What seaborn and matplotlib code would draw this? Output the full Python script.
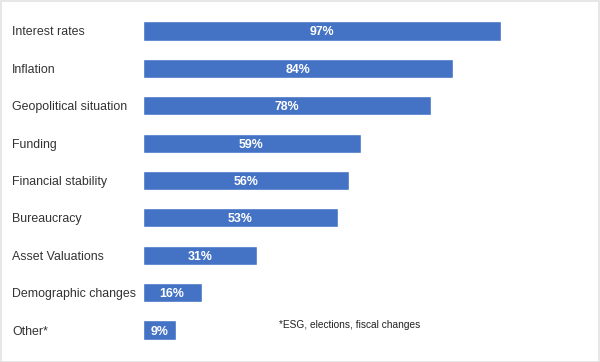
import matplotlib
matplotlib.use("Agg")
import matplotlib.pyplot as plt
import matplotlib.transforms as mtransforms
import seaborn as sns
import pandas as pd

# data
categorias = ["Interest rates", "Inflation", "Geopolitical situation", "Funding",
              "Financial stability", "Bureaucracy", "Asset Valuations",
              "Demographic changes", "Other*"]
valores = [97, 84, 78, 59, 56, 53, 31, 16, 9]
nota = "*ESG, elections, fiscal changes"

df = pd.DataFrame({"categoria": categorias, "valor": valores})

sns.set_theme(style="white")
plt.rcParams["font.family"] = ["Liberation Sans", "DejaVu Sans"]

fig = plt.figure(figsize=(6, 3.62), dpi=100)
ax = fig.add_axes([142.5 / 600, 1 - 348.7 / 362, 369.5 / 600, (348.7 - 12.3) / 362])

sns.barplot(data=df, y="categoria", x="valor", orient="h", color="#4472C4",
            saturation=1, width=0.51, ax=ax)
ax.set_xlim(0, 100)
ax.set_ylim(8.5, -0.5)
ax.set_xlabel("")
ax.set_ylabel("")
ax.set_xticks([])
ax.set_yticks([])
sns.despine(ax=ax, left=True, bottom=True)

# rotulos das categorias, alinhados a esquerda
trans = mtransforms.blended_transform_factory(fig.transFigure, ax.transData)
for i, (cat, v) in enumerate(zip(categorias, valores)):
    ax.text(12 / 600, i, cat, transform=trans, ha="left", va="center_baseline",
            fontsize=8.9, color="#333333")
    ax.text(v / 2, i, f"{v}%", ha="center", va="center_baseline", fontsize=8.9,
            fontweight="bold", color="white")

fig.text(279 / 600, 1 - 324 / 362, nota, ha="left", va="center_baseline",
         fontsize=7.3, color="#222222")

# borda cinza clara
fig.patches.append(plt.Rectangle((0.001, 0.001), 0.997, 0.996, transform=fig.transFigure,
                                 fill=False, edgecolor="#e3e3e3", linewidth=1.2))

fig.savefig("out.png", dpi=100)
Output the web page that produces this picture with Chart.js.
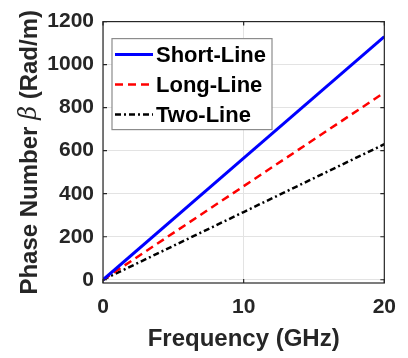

☆ ☆ ☆

Show every line of the listing in which the string "seaborn" can be found.

What seaborn and matplotlib code would draw this? Output the full Python script.
import seaborn as sns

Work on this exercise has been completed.